__REQUIRED WORK__
Copy out the listing that follows, exact in every word, and skip the images.

————————

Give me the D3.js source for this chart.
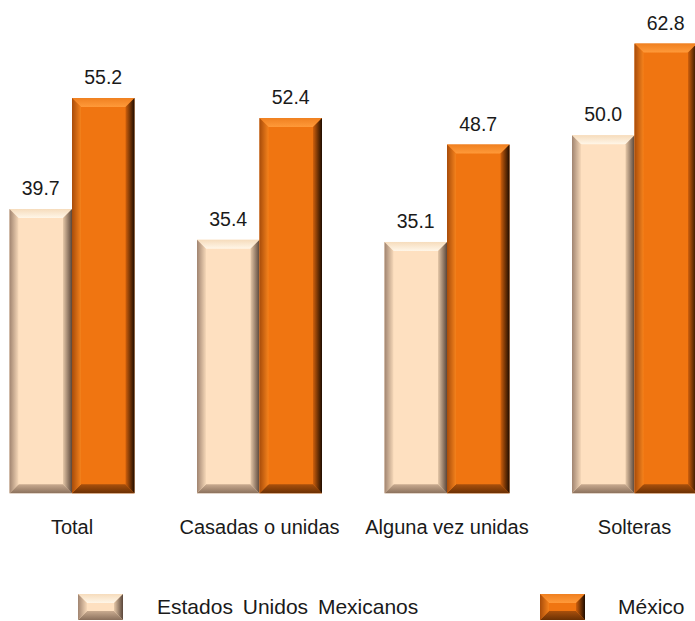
<!DOCTYPE html>
<html><head><meta charset="utf-8">
<script src="https://cdn.jsdelivr.net/npm/d3@7"></script>
<style>
html,body{margin:0;padding:0;background:#fff;}
text{font-family:"Liberation Sans",Arial,sans-serif;fill:#1a1a1a;}
</style></head>
<body>
<svg id="chart" width="695" height="621"></svg>
<script>
const categories = ["Total", "Casadas o unidas", "Alguna vez unidas", "Solteras"];
const seriesNames = ["Estados Unidos Mexicanos", "México"];
const usValues = [39.7, 35.4, 35.1, 50.0];
const mxValues = [55.2, 52.4, 48.7, 62.8];

const W = 695, H = 621;
const svg = d3.select("#chart");
const defs = svg.append("defs");

const palettes = [
  {face:"#fee0c0", top:"#fff6e8", topEdge:"#f6dcbc", left0:"#a08470", left1:"#f6d8b8", right0:"#e6c8a8", right1:"#5a463a", bottom0:"#8a705c", bottom1:"#c9ab90"},
  {face:"#f07511", top:"#ff9a3a", topEdge:"#f08020", left0:"#a84c0a", left1:"#f5821c", right0:"#d0600c", right1:"#1e0c00", bottom0:"#6a3004", bottom1:"#a9500c"}
];

function grad(id, x1,y1,x2,y2, c0, c1){
  const g = defs.append("linearGradient").attr("id", id)
    .attr("x1",x1).attr("y1",y1).attr("x2",x2).attr("y2",y2);
  g.append("stop").attr("offset","0%").attr("stop-color",c0);
  g.append("stop").attr("offset","100%").attr("stop-color",c1);
}
palettes.forEach((p,i)=>{
  grad("L"+i,0,0,1,0,p.left0,p.left1);
  grad("R"+i,0,0,1,0,p.right0,p.right1);
  grad("T"+i,0,0,0,1,p.topEdge,p.top);
  grad("B"+i,0,0,0,1,p.bottom1,p.bottom0);
});

const x0 = d3.scaleBand().domain(categories).range([-21.75, 728.25]);
const x1 = d3.scaleBand().domain(seriesNames)
  .range([x0.bandwidth()/2 - 62.5, x0.bandwidth()/2 + 62.5]);
const y = d3.scaleLinear().domain([0, 62.8]).range([493.3, 43.6]);

function bevelBar(g, x, yTop, w, h, i){
  const b = Math.min(9, h/2);
  const xl = x, xr = x + w, yt = yTop, yb = yTop + h;
  g.append("rect").attr("x",xl).attr("y",yt).attr("width",w).attr("height",h).attr("fill",palettes[i].face);
  g.append("polygon").attr("points",[[xl,yt],[xr,yt],[xr-b,yt+b],[xl+b,yt+b]].join(" ")).attr("fill","url(#T"+i+")");
  g.append("polygon").attr("points",[[xl,yb],[xr,yb],[xr-b,yb-b],[xl+b,yb-b]].join(" ")).attr("fill","url(#B"+i+")");
  g.append("polygon").attr("points",[[xl,yt],[xl+b,yt+b],[xl+b,yb-b],[xl,yb]].join(" ")).attr("fill","url(#L"+i+")");
  g.append("polygon").attr("points",[[xr,yt],[xr-b,yt+b],[xr-b,yb-b],[xr,yb]].join(" ")).attr("fill","url(#R"+i+")");
}

const seriesData = [usValues, mxValues];
const groups = svg.selectAll("g.cat").data(categories).join("g")
  .attr("class","cat").attr("transform", d => `translate(${x0(d)},0)`);

groups.each(function(cat, ci){
  const g = d3.select(this);
  seriesNames.forEach((s, si) => {
    const v = seriesData[si][ci];
    const bx = x1(s), bw = x1.bandwidth();
    bevelBar(g, bx, y(v), bw, y(0) - y(v), si);
    g.append("text").attr("x", bx + bw/2).attr("y", y(v) - 14)
      .attr("text-anchor","middle").style("font-size","19.5px")
      .text(v.toFixed(1));
  });
  g.append("text").attr("x", x0.bandwidth()/2).attr("y", 534)
    .attr("text-anchor","middle").style("font-size","20px")
    .text(cat);
});

// legend
const legendPos = [{sx:78, tx:157}, {sx:540, tx:618}];
seriesNames.forEach((s, si) => {
  const lg = svg.append("g");
  const p = legendPos[si];
  bevelBar(lg, p.sx, 594, 45, 26, si);
  lg.append("text").attr("x", p.tx).attr("y", 614).style("font-size","21px")
    .attr("word-spacing","4px").text(s);
});
</script>
</body></html>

————————

__WRITTEN REPLY__
Give me the D3.js source for this chart.
<!DOCTYPE html>
<html><head><meta charset="utf-8">
<script src="https://cdn.jsdelivr.net/npm/d3@7"></script>
<style>
html,body{margin:0;padding:0;background:#fff;}
text{font-family:"Liberation Sans",Arial,sans-serif;fill:#1a1a1a;}
</style></head>
<body>
<svg id="chart" width="695" height="621"></svg>
<script>
const categories = ["Total", "Casadas o unidas", "Alguna vez unidas", "Solteras"];
const seriesNames = ["Estados Unidos Mexicanos", "México"];
const usValues = [39.7, 35.4, 35.1, 50.0];
const mxValues = [55.2, 52.4, 48.7, 62.8];

const W = 695, H = 621;
const svg = d3.select("#chart");
const defs = svg.append("defs");

const palettes = [
  {face:"#fee0c0", top:"#fff6e8", topEdge:"#f6dcbc", left0:"#a08470", left1:"#f6d8b8", right0:"#e6c8a8", right1:"#5a463a", bottom0:"#8a705c", bottom1:"#c9ab90"},
  {face:"#f07511", top:"#ff9a3a", topEdge:"#f08020", left0:"#a84c0a", left1:"#f5821c", right0:"#d0600c", right1:"#1e0c00", bottom0:"#6a3004", bottom1:"#a9500c"}
];

function grad(id, x1,y1,x2,y2, c0, c1){
  const g = defs.append("linearGradient").attr("id", id)
    .attr("x1",x1).attr("y1",y1).attr("x2",x2).attr("y2",y2);
  g.append("stop").attr("offset","0%").attr("stop-color",c0);
  g.append("stop").attr("offset","100%").attr("stop-color",c1);
}
palettes.forEach((p,i)=>{
  grad("L"+i,0,0,1,0,p.left0,p.left1);
  grad("R"+i,0,0,1,0,p.right0,p.right1);
  grad("T"+i,0,0,0,1,p.topEdge,p.top);
  grad("B"+i,0,0,0,1,p.bottom1,p.bottom0);
});

const x0 = d3.scaleBand().domain(categories).range([-21.75, 728.25]);
const x1 = d3.scaleBand().domain(seriesNames)
  .range([x0.bandwidth()/2 - 62.5, x0.bandwidth()/2 + 62.5]);
const y = d3.scaleLinear().domain([0, 62.8]).range([493.3, 43.6]);

function bevelBar(g, x, yTop, w, h, i){
  const b = Math.min(9, h/2);
  const xl = x, xr = x + w, yt = yTop, yb = yTop + h;
  g.append("rect").attr("x",xl).attr("y",yt).attr("width",w).attr("height",h).attr("fill",palettes[i].face);
  g.append("polygon").attr("points",[[xl,yt],[xr,yt],[xr-b,yt+b],[xl+b,yt+b]].join(" ")).attr("fill","url(#T"+i+")");
  g.append("polygon").attr("points",[[xl,yb],[xr,yb],[xr-b,yb-b],[xl+b,yb-b]].join(" ")).attr("fill","url(#B"+i+")");
  g.append("polygon").attr("points",[[xl,yt],[xl+b,yt+b],[xl+b,yb-b],[xl,yb]].join(" ")).attr("fill","url(#L"+i+")");
  g.append("polygon").attr("points",[[xr,yt],[xr-b,yt+b],[xr-b,yb-b],[xr,yb]].join(" ")).attr("fill","url(#R"+i+")");
}

const seriesData = [usValues, mxValues];
const groups = svg.selectAll("g.cat").data(categories).join("g")
  .attr("class","cat").attr("transform", d => `translate(${x0(d)},0)`);

groups.each(function(cat, ci){
  const g = d3.select(this);
  seriesNames.forEach((s, si) => {
    const v = seriesData[si][ci];
    const bx = x1(s), bw = x1.bandwidth();
    bevelBar(g, bx, y(v), bw, y(0) - y(v), si);
    g.append("text").attr("x", bx + bw/2).attr("y", y(v) - 14)
      .attr("text-anchor","middle").style("font-size","19.5px")
      .text(v.toFixed(1));
  });
  g.append("text").attr("x", x0.bandwidth()/2).attr("y", 534)
    .attr("text-anchor","middle").style("font-size","20px")
    .text(cat);
});

// legend
const legendPos = [{sx:78, tx:157}, {sx:540, tx:618}];
seriesNames.forEach((s, si) => {
  const lg = svg.append("g");
  const p = legendPos[si];
  bevelBar(lg, p.sx, 594, 45, 26, si);
  lg.append("text").attr("x", p.tx).attr("y", 614).style("font-size","21px")
    .attr("word-spacing","4px").text(s);
});
</script>
</body></html>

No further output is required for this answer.